Other luxury tech on my tester included remote start, a large panoramic sunroof, massaging front seats and a power liftgate.
Although much of it is bundled into paid option packages, my XT4 featured all the active-safety tech we've come to expect from modern luxury cars : precollision warning and braking, adaptive cruise control, blind-spot monitoring with rear cross-traffic alert, lane-keep assist and automatic high beams. A 360-degree camera with a dozen different vantage points helps avoid obstacles or curbs in low-speed maneuvers.
Cadillac's driver aids use the company's Safety Alert Seat warning functionality. Rather than playing strident chimes, the warning systems vibrate the driver's seat to alert about hazards.
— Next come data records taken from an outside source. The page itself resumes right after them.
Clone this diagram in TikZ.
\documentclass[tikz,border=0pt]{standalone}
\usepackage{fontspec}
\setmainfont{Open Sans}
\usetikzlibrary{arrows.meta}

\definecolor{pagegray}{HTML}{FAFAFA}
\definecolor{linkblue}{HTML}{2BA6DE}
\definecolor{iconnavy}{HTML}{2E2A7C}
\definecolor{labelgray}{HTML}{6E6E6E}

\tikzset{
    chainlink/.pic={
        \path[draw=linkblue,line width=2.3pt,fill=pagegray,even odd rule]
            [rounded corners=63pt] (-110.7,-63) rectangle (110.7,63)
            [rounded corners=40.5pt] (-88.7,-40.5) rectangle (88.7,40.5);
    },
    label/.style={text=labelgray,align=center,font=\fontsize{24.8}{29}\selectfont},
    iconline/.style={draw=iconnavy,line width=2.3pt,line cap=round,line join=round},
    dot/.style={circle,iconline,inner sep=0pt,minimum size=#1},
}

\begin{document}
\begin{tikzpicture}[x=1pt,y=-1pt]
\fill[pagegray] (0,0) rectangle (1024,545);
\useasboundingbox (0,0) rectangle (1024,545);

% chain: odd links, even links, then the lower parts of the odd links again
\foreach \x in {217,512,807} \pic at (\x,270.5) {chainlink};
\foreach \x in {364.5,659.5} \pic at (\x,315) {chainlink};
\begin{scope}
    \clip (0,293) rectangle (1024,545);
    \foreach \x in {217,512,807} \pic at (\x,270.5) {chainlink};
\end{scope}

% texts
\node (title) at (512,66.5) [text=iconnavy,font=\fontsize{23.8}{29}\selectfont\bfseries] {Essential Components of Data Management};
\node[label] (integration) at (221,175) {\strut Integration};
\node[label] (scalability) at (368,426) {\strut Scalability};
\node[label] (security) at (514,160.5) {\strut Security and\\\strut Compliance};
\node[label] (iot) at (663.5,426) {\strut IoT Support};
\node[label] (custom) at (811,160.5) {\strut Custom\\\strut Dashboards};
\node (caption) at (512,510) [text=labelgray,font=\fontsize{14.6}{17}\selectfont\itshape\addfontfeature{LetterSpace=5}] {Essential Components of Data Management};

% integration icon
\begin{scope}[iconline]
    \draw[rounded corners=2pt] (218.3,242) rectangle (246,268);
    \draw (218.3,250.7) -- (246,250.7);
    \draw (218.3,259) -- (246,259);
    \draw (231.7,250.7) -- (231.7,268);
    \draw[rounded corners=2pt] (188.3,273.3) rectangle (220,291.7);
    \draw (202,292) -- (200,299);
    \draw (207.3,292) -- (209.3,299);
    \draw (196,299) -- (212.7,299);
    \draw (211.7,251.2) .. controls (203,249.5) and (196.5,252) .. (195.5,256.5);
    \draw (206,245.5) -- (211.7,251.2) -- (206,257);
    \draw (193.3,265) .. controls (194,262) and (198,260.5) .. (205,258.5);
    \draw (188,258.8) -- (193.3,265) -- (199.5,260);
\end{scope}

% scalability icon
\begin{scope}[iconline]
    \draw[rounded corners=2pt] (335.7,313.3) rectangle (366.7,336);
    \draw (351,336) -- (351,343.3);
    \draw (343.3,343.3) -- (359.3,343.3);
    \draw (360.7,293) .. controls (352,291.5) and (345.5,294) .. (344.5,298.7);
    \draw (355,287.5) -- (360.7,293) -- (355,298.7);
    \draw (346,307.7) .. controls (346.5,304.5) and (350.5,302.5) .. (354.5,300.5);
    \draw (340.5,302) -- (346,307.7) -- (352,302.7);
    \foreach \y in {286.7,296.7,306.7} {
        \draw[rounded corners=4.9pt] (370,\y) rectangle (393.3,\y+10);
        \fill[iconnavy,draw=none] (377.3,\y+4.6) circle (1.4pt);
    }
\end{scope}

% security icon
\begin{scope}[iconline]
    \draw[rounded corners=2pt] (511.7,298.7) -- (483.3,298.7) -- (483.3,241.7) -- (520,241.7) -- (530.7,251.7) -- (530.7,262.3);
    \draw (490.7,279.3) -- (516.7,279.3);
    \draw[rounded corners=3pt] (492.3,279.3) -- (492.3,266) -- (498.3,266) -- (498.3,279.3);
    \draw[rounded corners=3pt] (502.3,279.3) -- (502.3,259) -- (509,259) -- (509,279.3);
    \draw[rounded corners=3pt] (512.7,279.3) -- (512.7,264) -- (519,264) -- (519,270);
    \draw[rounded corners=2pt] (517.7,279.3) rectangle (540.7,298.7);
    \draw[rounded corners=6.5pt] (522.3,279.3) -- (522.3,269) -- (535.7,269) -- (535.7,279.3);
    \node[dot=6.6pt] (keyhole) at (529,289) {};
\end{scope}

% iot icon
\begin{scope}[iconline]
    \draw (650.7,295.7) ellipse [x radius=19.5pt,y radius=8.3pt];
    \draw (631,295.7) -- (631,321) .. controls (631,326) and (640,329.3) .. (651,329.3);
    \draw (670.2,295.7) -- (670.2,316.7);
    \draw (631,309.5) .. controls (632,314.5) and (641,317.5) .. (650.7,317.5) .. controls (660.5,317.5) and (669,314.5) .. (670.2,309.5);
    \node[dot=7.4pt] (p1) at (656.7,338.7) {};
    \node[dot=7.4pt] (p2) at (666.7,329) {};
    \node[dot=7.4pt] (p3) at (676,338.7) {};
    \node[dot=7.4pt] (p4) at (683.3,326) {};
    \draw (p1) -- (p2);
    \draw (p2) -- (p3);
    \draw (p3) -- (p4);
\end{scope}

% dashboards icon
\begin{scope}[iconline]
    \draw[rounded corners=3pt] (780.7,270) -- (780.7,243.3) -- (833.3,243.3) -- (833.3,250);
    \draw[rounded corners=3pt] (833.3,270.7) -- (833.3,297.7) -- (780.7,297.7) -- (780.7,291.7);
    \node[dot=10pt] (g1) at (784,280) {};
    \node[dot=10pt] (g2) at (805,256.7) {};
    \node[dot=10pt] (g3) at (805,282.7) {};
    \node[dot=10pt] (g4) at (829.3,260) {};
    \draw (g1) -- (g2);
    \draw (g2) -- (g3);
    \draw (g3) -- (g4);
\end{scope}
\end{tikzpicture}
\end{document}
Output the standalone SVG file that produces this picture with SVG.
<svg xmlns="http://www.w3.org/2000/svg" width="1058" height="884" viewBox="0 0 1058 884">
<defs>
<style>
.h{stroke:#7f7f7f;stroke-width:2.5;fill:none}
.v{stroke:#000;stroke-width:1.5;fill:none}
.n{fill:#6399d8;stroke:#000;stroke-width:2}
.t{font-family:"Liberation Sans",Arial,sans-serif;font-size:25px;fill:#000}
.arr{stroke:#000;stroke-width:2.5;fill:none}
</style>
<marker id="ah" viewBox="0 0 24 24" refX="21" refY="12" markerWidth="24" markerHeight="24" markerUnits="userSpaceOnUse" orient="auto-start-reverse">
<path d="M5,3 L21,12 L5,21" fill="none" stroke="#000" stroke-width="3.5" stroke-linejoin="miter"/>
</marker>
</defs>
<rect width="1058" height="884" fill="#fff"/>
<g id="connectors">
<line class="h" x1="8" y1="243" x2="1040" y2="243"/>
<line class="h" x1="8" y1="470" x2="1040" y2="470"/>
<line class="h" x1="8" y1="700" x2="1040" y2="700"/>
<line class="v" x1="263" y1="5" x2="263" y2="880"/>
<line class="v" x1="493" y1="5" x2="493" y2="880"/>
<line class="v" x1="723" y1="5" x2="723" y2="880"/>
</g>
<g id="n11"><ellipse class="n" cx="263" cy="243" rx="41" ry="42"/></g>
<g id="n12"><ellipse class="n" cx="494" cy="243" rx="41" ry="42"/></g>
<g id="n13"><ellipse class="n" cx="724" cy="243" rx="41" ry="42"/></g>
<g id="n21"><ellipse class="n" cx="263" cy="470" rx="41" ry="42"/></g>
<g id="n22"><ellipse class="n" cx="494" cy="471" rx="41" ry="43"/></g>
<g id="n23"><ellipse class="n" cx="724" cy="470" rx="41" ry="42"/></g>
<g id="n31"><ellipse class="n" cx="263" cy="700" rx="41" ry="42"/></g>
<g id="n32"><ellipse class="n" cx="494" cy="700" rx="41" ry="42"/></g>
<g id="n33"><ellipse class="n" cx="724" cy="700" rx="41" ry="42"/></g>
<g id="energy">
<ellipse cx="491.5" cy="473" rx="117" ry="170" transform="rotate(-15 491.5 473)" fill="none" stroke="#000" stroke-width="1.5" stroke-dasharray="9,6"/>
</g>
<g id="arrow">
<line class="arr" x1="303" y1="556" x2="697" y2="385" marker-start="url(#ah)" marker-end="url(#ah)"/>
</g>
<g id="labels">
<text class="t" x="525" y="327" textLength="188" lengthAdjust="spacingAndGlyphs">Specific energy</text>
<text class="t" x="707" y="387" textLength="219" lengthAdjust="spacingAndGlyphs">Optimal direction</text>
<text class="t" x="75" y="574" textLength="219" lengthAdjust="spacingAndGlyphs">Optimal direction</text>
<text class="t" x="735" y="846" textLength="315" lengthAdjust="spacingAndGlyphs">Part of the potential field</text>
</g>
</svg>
And speaking of seat warnings, like most General Motors cars, the XT4 will chime to warn you when you exit the vehicle if you may have left an item or child in the back seat.
Also included is a camera-based rearview mirror. By default it simply reflects, but flip it down and the mirror instead shows a wide-angle view from a rear-mounted camera. It reduces blind spots, especially if there are tall passengers or cargo blocking your view aftward. But it takes my eyes a split second to refocus on the screen when glancing up at the mirror so I tend not to use it all the time; you may acclimate after more time behind the wheel.
Pricing for the 2019 Cadillac XT4 starts at $35,790 with destination, a reasonable sum for a vehicle of its ilk. My car's $57,735 as-tested price registered some surprise among Roadshow staff, though: it feels like a lot of money for a crossover that's neither especially large nor especially beloved. The Cadillac's many option packages are pricey and sticker prices tend to escalate quickly.
The 2019 Cadillac XT4 is a really pleasant car in which to spend a week; from suburban driving to highway cruising and everything in between, it served me well. Yet it's tough to think of any ways in which the Cadillac outdoes its rivals. Other luxury crossovers have nicer interiors, better ride quality and sportier handling. While the XT4 is good, you'd be remiss if you didn't test-drive some of its competition before plunking down your hard-earned money.